## Start

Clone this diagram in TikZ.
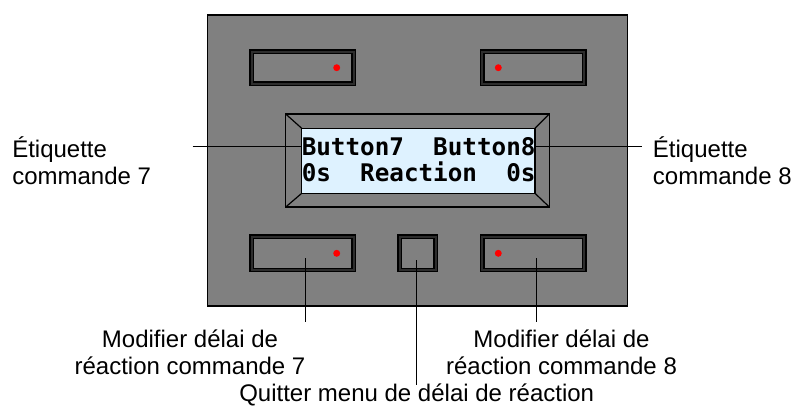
\documentclass[tikz,border=0pt]{standalone}
\usepackage{fontspec}
\setmainfont{Liberation Sans}
\newfontfamily\lcdfont{DejaVu Sans Mono}
\usetikzlibrary{calc}
\definecolor{panelgray}{RGB}{128,128,128}
\definecolor{btnband}{RGB}{45,45,45}
\definecolor{lcdbg}{RGB}{222,242,255}
\definecolor{dotred}{RGB}{255,0,0}
\tikzset{
  lbl/.style={font=\fontsize{18}{20.25}\selectfont, inner sep=0pt, align=left},
  lcdtext/.style={font=\lcdfont\bfseries\fontsize{18.2}{20}\selectfont, inner sep=0pt, anchor=base west},
  leader/.style={draw=black, line width=0.75pt},
  btnouter/.style={fill=btnband, draw=black, line width=0.8pt},
  btninner/.style={fill=panelgray, draw=black, line width=0.8pt},
  reddot/.style={fill=dotred},
  panelbox/.style={fill=panelgray, draw=black, line width=1.1pt},
  bezel/.style={fill=panelgray, draw=black, line width=0.9pt},
  screen/.style={fill=lcdbg, draw=black, line width=1pt},
}
\newcommand\devbtn[4]{%
  \filldraw[btnouter] (#1,#2) rectangle (#3,#4);
  \filldraw[btninner] ($(#1,#2)+(3.3,3.3)$) rectangle ($(#3,#4)+(-3.3,-3.3)$);}
\begin{document}
\begin{tikzpicture}[x=0.75pt,y=-0.75pt]
\useasboundingbox (0,0) rectangle (792,412);
\fill[white] (0,0) rectangle (792,412);
% panel
\filldraw[panelbox] (207.5,15) rectangle (627.5,306);
% buttons
\devbtn{250}{50}{355.3}{85.3}
\devbtn{480.7}{50}{586}{85.3}
\devbtn{250}{235}{355.3}{271.7}
\devbtn{398}{235}{437.3}{271.7}
\devbtn{480.7}{235}{586}{271.7}
\fill[reddot] (336.7,67.7) circle[radius=2.6pt];
\fill[reddot] (498.3,67.7) circle[radius=2.6pt];
\fill[reddot] (336.7,253.3) circle[radius=2.6pt];
\fill[reddot] (498.3,253.3) circle[radius=2.6pt];
% LCD
\filldraw[bezel] (285.7,114) rectangle (549.3,207);
\draw[line width=0.9pt] (285.7,114) -- (301.7,128.3);
\draw[line width=0.9pt] (549.3,114) -- (535,128.3);
\draw[line width=0.9pt] (285.7,207) -- (301.7,193.3);
\draw[line width=0.9pt] (549.3,207) -- (535,193.3);
\filldraw[screen] (301.7,128.3) rectangle (535,193.3);
\node[lcdtext] (lcd1) at (301.5,155) {Button7\ \ Button8};
\node[lcdtext] (lcd2) at (301.5,181.7) {0s\ \ Reaction\ \ 0s};
% leader coordinates
\coordinate (lcdL) at (301.7,146);
\coordinate (lcdR) at (535,146.5);
\coordinate (endL) at (192.7,146);
\coordinate (endR) at (641.7,146.5);
\coordinate (btnBL) at (305,258);
\coordinate (btnM) at (416.7,260);
\coordinate (btnBR) at (536.7,258);
\coordinate (endBL) at (305,322);
\coordinate (endM) at (416.7,385);
\coordinate (endBR) at (536.7,322);
\draw[leader] (endL) -- (lcdL);
\draw[leader] (lcdR) -- (endR);
\draw[leader] (btnBL) -- (endBL);
\draw[leader] (btnM) -- (endM);
\draw[leader] (btnBR) -- (endBR);
% labels (base anchor = baseline of last line)
\node[lbl, anchor=base west] (labL) at (12,184) {Étiquette\\commande 7};
\node[lbl, anchor=base west] (labR) at (652.7,184) {Étiquette\\commande 8};
\node[lbl, align=center, anchor=base] (labBL) at (190,374) {Modifier délai de\\réaction commande 7};
\node[lbl, align=center, anchor=base] (labBR) at (561.5,374) {Modifier délai de\\réaction commande 8};
\node[lbl, anchor=base] (labM) at (416.7,401) {Quitter menu de délai de réaction};
\end{tikzpicture}
\end{document}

## End

§ GIVEN INSTRUCTION
Return all of the data exactly as written, and drop the pictures.

§ CORRECT ANSWER
Clone this diagram in TikZ.
\documentclass[tikz,border=0pt]{standalone}
\usepackage{fontspec}
\setmainfont{Liberation Sans}
\newfontfamily\lcdfont{DejaVu Sans Mono}
\usetikzlibrary{calc}
\definecolor{panelgray}{RGB}{128,128,128}
\definecolor{btnband}{RGB}{45,45,45}
\definecolor{lcdbg}{RGB}{222,242,255}
\definecolor{dotred}{RGB}{255,0,0}
\tikzset{
  lbl/.style={font=\fontsize{18}{20.25}\selectfont, inner sep=0pt, align=left},
  lcdtext/.style={font=\lcdfont\bfseries\fontsize{18.2}{20}\selectfont, inner sep=0pt, anchor=base west},
  leader/.style={draw=black, line width=0.75pt},
  btnouter/.style={fill=btnband, draw=black, line width=0.8pt},
  btninner/.style={fill=panelgray, draw=black, line width=0.8pt},
  reddot/.style={fill=dotred},
  panelbox/.style={fill=panelgray, draw=black, line width=1.1pt},
  bezel/.style={fill=panelgray, draw=black, line width=0.9pt},
  screen/.style={fill=lcdbg, draw=black, line width=1pt},
}
\newcommand\devbtn[4]{%
  \filldraw[btnouter] (#1,#2) rectangle (#3,#4);
  \filldraw[btninner] ($(#1,#2)+(3.3,3.3)$) rectangle ($(#3,#4)+(-3.3,-3.3)$);}
\begin{document}
\begin{tikzpicture}[x=0.75pt,y=-0.75pt]
\useasboundingbox (0,0) rectangle (792,412);
\fill[white] (0,0) rectangle (792,412);
% panel
\filldraw[panelbox] (207.5,15) rectangle (627.5,306);
% buttons
\devbtn{250}{50}{355.3}{85.3}
\devbtn{480.7}{50}{586}{85.3}
\devbtn{250}{235}{355.3}{271.7}
\devbtn{398}{235}{437.3}{271.7}
\devbtn{480.7}{235}{586}{271.7}
\fill[reddot] (336.7,67.7) circle[radius=2.6pt];
\fill[reddot] (498.3,67.7) circle[radius=2.6pt];
\fill[reddot] (336.7,253.3) circle[radius=2.6pt];
\fill[reddot] (498.3,253.3) circle[radius=2.6pt];
% LCD
\filldraw[bezel] (285.7,114) rectangle (549.3,207);
\draw[line width=0.9pt] (285.7,114) -- (301.7,128.3);
\draw[line width=0.9pt] (549.3,114) -- (535,128.3);
\draw[line width=0.9pt] (285.7,207) -- (301.7,193.3);
\draw[line width=0.9pt] (549.3,207) -- (535,193.3);
\filldraw[screen] (301.7,128.3) rectangle (535,193.3);
\node[lcdtext] (lcd1) at (301.5,155) {Button7\ \ Button8};
\node[lcdtext] (lcd2) at (301.5,181.7) {0s\ \ Reaction\ \ 0s};
% leader coordinates
\coordinate (lcdL) at (301.7,146);
\coordinate (lcdR) at (535,146.5);
\coordinate (endL) at (192.7,146);
\coordinate (endR) at (641.7,146.5);
\coordinate (btnBL) at (305,258);
\coordinate (btnM) at (416.7,260);
\coordinate (btnBR) at (536.7,258);
\coordinate (endBL) at (305,322);
\coordinate (endM) at (416.7,385);
\coordinate (endBR) at (536.7,322);
\draw[leader] (endL) -- (lcdL);
\draw[leader] (lcdR) -- (endR);
\draw[leader] (btnBL) -- (endBL);
\draw[leader] (btnM) -- (endM);
\draw[leader] (btnBR) -- (endBR);
% labels (base anchor = baseline of last line)
\node[lbl, anchor=base west] (labL) at (12,184) {Étiquette\\commande 7};
\node[lbl, anchor=base west] (labR) at (652.7,184) {Étiquette\\commande 8};
\node[lbl, align=center, anchor=base] (labBL) at (190,374) {Modifier délai de\\réaction commande 7};
\node[lbl, align=center, anchor=base] (labBR) at (561.5,374) {Modifier délai de\\réaction commande 8};
\node[lbl, anchor=base] (labM) at (416.7,401) {Quitter menu de délai de réaction};
\end{tikzpicture}
\end{document}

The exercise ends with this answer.